● **Required task**:
Copy nothing but the text: reproduce each line of the listing exactly and leave the pictures out.

──────── Material ────────

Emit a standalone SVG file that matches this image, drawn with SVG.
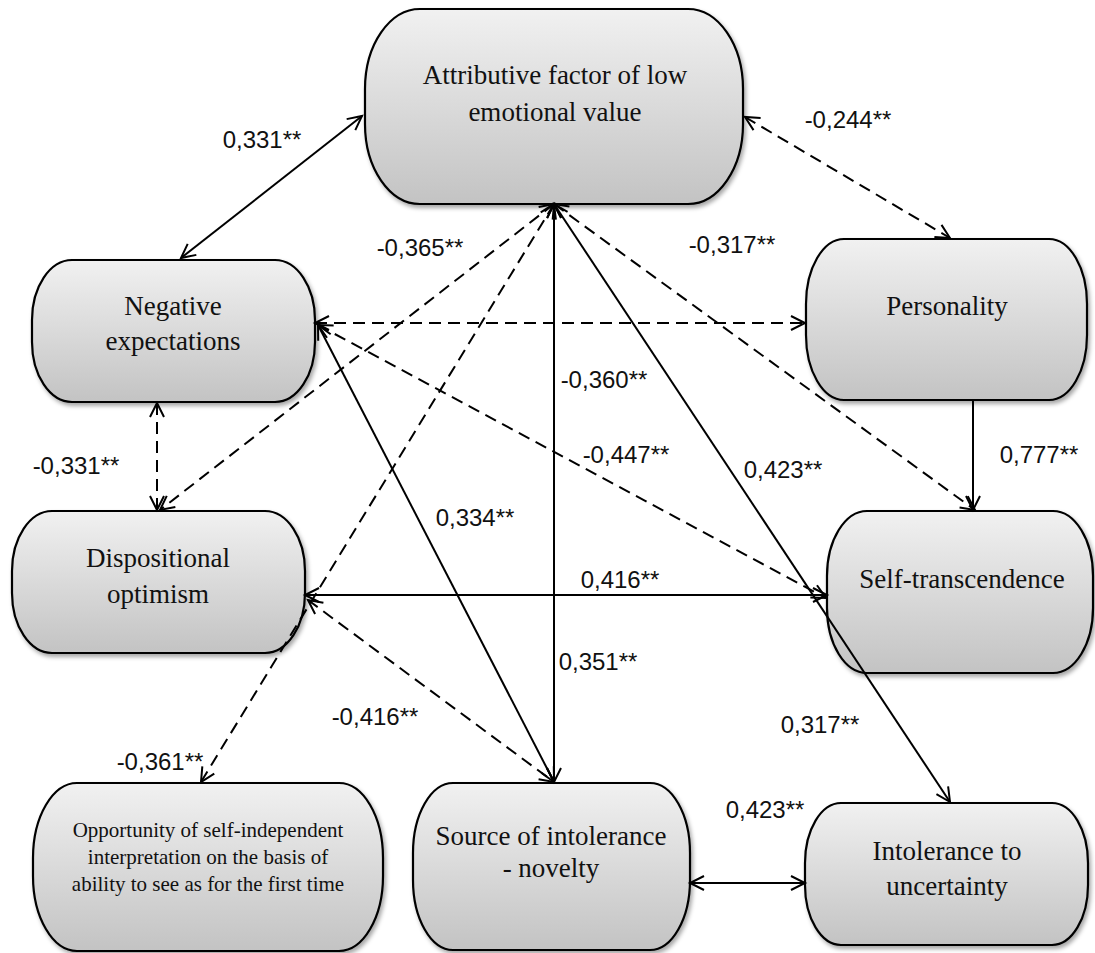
<svg xmlns="http://www.w3.org/2000/svg" width="1095" height="953" viewBox="0 0 1095 953">
<defs>
<linearGradient id="g" x1="0" y1="0" x2="0" y2="1">
<stop offset="0" stop-color="#f1f1f1"/>
<stop offset="1" stop-color="#c3c3c3"/>
</linearGradient>
<filter id="sh" x="-10%" y="-10%" width="130%" height="130%">
<feDropShadow dx="2" dy="3" stdDeviation="2" flood-color="#000" flood-opacity="0.35"/>
</filter>
<marker id="ah" markerUnits="userSpaceOnUse" markerWidth="20" markerHeight="20" viewBox="0 0 20 20" refX="16" refY="10" orient="auto-start-reverse">
<path d="M2,3 L16,10 L2,17" fill="none" stroke="#000" stroke-width="2"/>
</marker>
<style>
.node rect{fill:url(#g);stroke:#000;stroke-width:2.2;filter:url(#sh)}
.node text{font-family:"Liberation Serif","Times New Roman",serif;font-size:27px;fill:#111;text-anchor:middle}
.node text.small{font-size:21px}
.c line{stroke:#000;stroke-width:2;fill:none;marker-end:url(#ah)}
.c line.b{marker-start:url(#ah)}
.c line.d{stroke-dasharray:12 7}
.lab text{font-family:"Liberation Sans",Arial,sans-serif;font-size:24px;fill:#111;text-anchor:middle}
</style>
</defs>
<rect width="1095" height="953" fill="#fff"/>

<g id="n-attr" class="node">
<rect x="365" y="9" width="378" height="195" rx="55" ry="80"/>
<text x="555" y="84">Attributive factor of low</text>
<text x="555" y="121">emotional value</text>
</g>
<g id="n-neg" class="node">
<rect x="32" y="260" width="283" height="142" rx="40" ry="60"/>
<text x="173" y="315">Negative</text>
<text x="173" y="350">expectations</text>
</g>
<g id="n-pers" class="node">
<rect x="806" y="239" width="281" height="161" rx="38" ry="65"/>
<text x="947" y="315">Personality</text>
</g>
<g id="n-disp" class="node">
<rect x="12" y="511" width="293" height="142" rx="40" ry="60"/>
<text x="158" y="567">Dispositional</text>
<text x="158" y="603">optimism</text>
</g>
<g id="n-self" class="node">
<rect x="827" y="511" width="266" height="162" rx="40" ry="65"/>
<text x="962" y="588">Self-transcendence</text>
</g>
<g id="n-opp" class="node">
<rect x="33" y="783" width="350" height="168" rx="44" ry="75"/>
<text class="small" x="208" y="837">Opportunity of self-independent</text>
<text class="small" x="208" y="864">interpretation on the basis of</text>
<text class="small" x="208" y="891">ability to see as for the first time</text>
</g>
<g id="n-src" class="node">
<rect x="413" y="783" width="277" height="167" rx="40" ry="70"/>
<text x="551" y="845">Source of intolerance</text>
<text x="551" y="877">- novelty</text>
</g>
<g id="n-intol" class="node">
<rect x="805" y="803" width="283" height="142" rx="36" ry="60"/>
<text x="947" y="860">Intolerance to</text>
<text x="947" y="895">uncertainty</text>
</g>

<g id="connectors" class="c">
<line class="b" x1="362" y1="116" x2="181" y2="258"/>
<line class="b d" x1="745" y1="117" x2="950" y2="238"/>
<line class="b d" x1="315" y1="323" x2="805" y2="323"/>
<line class="b d" x1="157" y1="403" x2="157" y2="510"/>
<line class="b d" x1="554" y1="204" x2="160" y2="510"/>
<line class="b d" x1="554" y1="204" x2="201" y2="782"/>
<line class="b" x1="554" y1="204" x2="554" y2="782"/>
<line class="b" x1="554" y1="204" x2="950" y2="802"/>
<line class="b d" x1="554" y1="204" x2="975" y2="510"/>
<line class="b d" x1="318" y1="325" x2="826" y2="598"/>
<line class="b" x1="318" y1="325" x2="554" y2="782"/>
<line x1="973" y1="400" x2="973" y2="510"/>
<line class="b" x1="305" y1="595" x2="827" y2="595"/>
<line class="b d" x1="308" y1="600" x2="554" y2="782"/>
<line class="b" x1="690" y1="883" x2="805" y2="883"/>
</g>

<g id="labels" class="lab">
<text x="262" y="148">0,331**</text>
<text x="848" y="128">-0,244**</text>
<text x="420" y="256">-0,365**</text>
<text x="732" y="253">-0,317**</text>
<text x="604" y="388">-0,360**</text>
<text x="76" y="474">-0,331**</text>
<text x="626" y="463">-0,447**</text>
<text x="783" y="478">0,423**</text>
<text x="1039" y="463">0,777**</text>
<text x="475" y="526">0,334**</text>
<text x="620" y="588">0,416**</text>
<text x="598" y="670">0,351**</text>
<text x="375" y="725">-0,416**</text>
<text x="160" y="770">-0,361**</text>
<text x="820" y="733">0,317**</text>
<text x="765" y="818">0,423**</text>
</g>
</svg>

────────

● **Expected answer**:
Emit a standalone SVG file that matches this image, drawn with SVG.
<svg xmlns="http://www.w3.org/2000/svg" width="1095" height="953" viewBox="0 0 1095 953">
<defs>
<linearGradient id="g" x1="0" y1="0" x2="0" y2="1">
<stop offset="0" stop-color="#f1f1f1"/>
<stop offset="1" stop-color="#c3c3c3"/>
</linearGradient>
<filter id="sh" x="-10%" y="-10%" width="130%" height="130%">
<feDropShadow dx="2" dy="3" stdDeviation="2" flood-color="#000" flood-opacity="0.35"/>
</filter>
<marker id="ah" markerUnits="userSpaceOnUse" markerWidth="20" markerHeight="20" viewBox="0 0 20 20" refX="16" refY="10" orient="auto-start-reverse">
<path d="M2,3 L16,10 L2,17" fill="none" stroke="#000" stroke-width="2"/>
</marker>
<style>
.node rect{fill:url(#g);stroke:#000;stroke-width:2.2;filter:url(#sh)}
.node text{font-family:"Liberation Serif","Times New Roman",serif;font-size:27px;fill:#111;text-anchor:middle}
.node text.small{font-size:21px}
.c line{stroke:#000;stroke-width:2;fill:none;marker-end:url(#ah)}
.c line.b{marker-start:url(#ah)}
.c line.d{stroke-dasharray:12 7}
.lab text{font-family:"Liberation Sans",Arial,sans-serif;font-size:24px;fill:#111;text-anchor:middle}
</style>
</defs>
<rect width="1095" height="953" fill="#fff"/>

<g id="n-attr" class="node">
<rect x="365" y="9" width="378" height="195" rx="55" ry="80"/>
<text x="555" y="84">Attributive factor of low</text>
<text x="555" y="121">emotional value</text>
</g>
<g id="n-neg" class="node">
<rect x="32" y="260" width="283" height="142" rx="40" ry="60"/>
<text x="173" y="315">Negative</text>
<text x="173" y="350">expectations</text>
</g>
<g id="n-pers" class="node">
<rect x="806" y="239" width="281" height="161" rx="38" ry="65"/>
<text x="947" y="315">Personality</text>
</g>
<g id="n-disp" class="node">
<rect x="12" y="511" width="293" height="142" rx="40" ry="60"/>
<text x="158" y="567">Dispositional</text>
<text x="158" y="603">optimism</text>
</g>
<g id="n-self" class="node">
<rect x="827" y="511" width="266" height="162" rx="40" ry="65"/>
<text x="962" y="588">Self-transcendence</text>
</g>
<g id="n-opp" class="node">
<rect x="33" y="783" width="350" height="168" rx="44" ry="75"/>
<text class="small" x="208" y="837">Opportunity of self-independent</text>
<text class="small" x="208" y="864">interpretation on the basis of</text>
<text class="small" x="208" y="891">ability to see as for the first time</text>
</g>
<g id="n-src" class="node">
<rect x="413" y="783" width="277" height="167" rx="40" ry="70"/>
<text x="551" y="845">Source of intolerance</text>
<text x="551" y="877">- novelty</text>
</g>
<g id="n-intol" class="node">
<rect x="805" y="803" width="283" height="142" rx="36" ry="60"/>
<text x="947" y="860">Intolerance to</text>
<text x="947" y="895">uncertainty</text>
</g>

<g id="connectors" class="c">
<line class="b" x1="362" y1="116" x2="181" y2="258"/>
<line class="b d" x1="745" y1="117" x2="950" y2="238"/>
<line class="b d" x1="315" y1="323" x2="805" y2="323"/>
<line class="b d" x1="157" y1="403" x2="157" y2="510"/>
<line class="b d" x1="554" y1="204" x2="160" y2="510"/>
<line class="b d" x1="554" y1="204" x2="201" y2="782"/>
<line class="b" x1="554" y1="204" x2="554" y2="782"/>
<line class="b" x1="554" y1="204" x2="950" y2="802"/>
<line class="b d" x1="554" y1="204" x2="975" y2="510"/>
<line class="b d" x1="318" y1="325" x2="826" y2="598"/>
<line class="b" x1="318" y1="325" x2="554" y2="782"/>
<line x1="973" y1="400" x2="973" y2="510"/>
<line class="b" x1="305" y1="595" x2="827" y2="595"/>
<line class="b d" x1="308" y1="600" x2="554" y2="782"/>
<line class="b" x1="690" y1="883" x2="805" y2="883"/>
</g>

<g id="labels" class="lab">
<text x="262" y="148">0,331**</text>
<text x="848" y="128">-0,244**</text>
<text x="420" y="256">-0,365**</text>
<text x="732" y="253">-0,317**</text>
<text x="604" y="388">-0,360**</text>
<text x="76" y="474">-0,331**</text>
<text x="626" y="463">-0,447**</text>
<text x="783" y="478">0,423**</text>
<text x="1039" y="463">0,777**</text>
<text x="475" y="526">0,334**</text>
<text x="620" y="588">0,416**</text>
<text x="598" y="670">0,351**</text>
<text x="375" y="725">-0,416**</text>
<text x="160" y="770">-0,361**</text>
<text x="820" y="733">0,317**</text>
<text x="765" y="818">0,423**</text>
</g>
</svg>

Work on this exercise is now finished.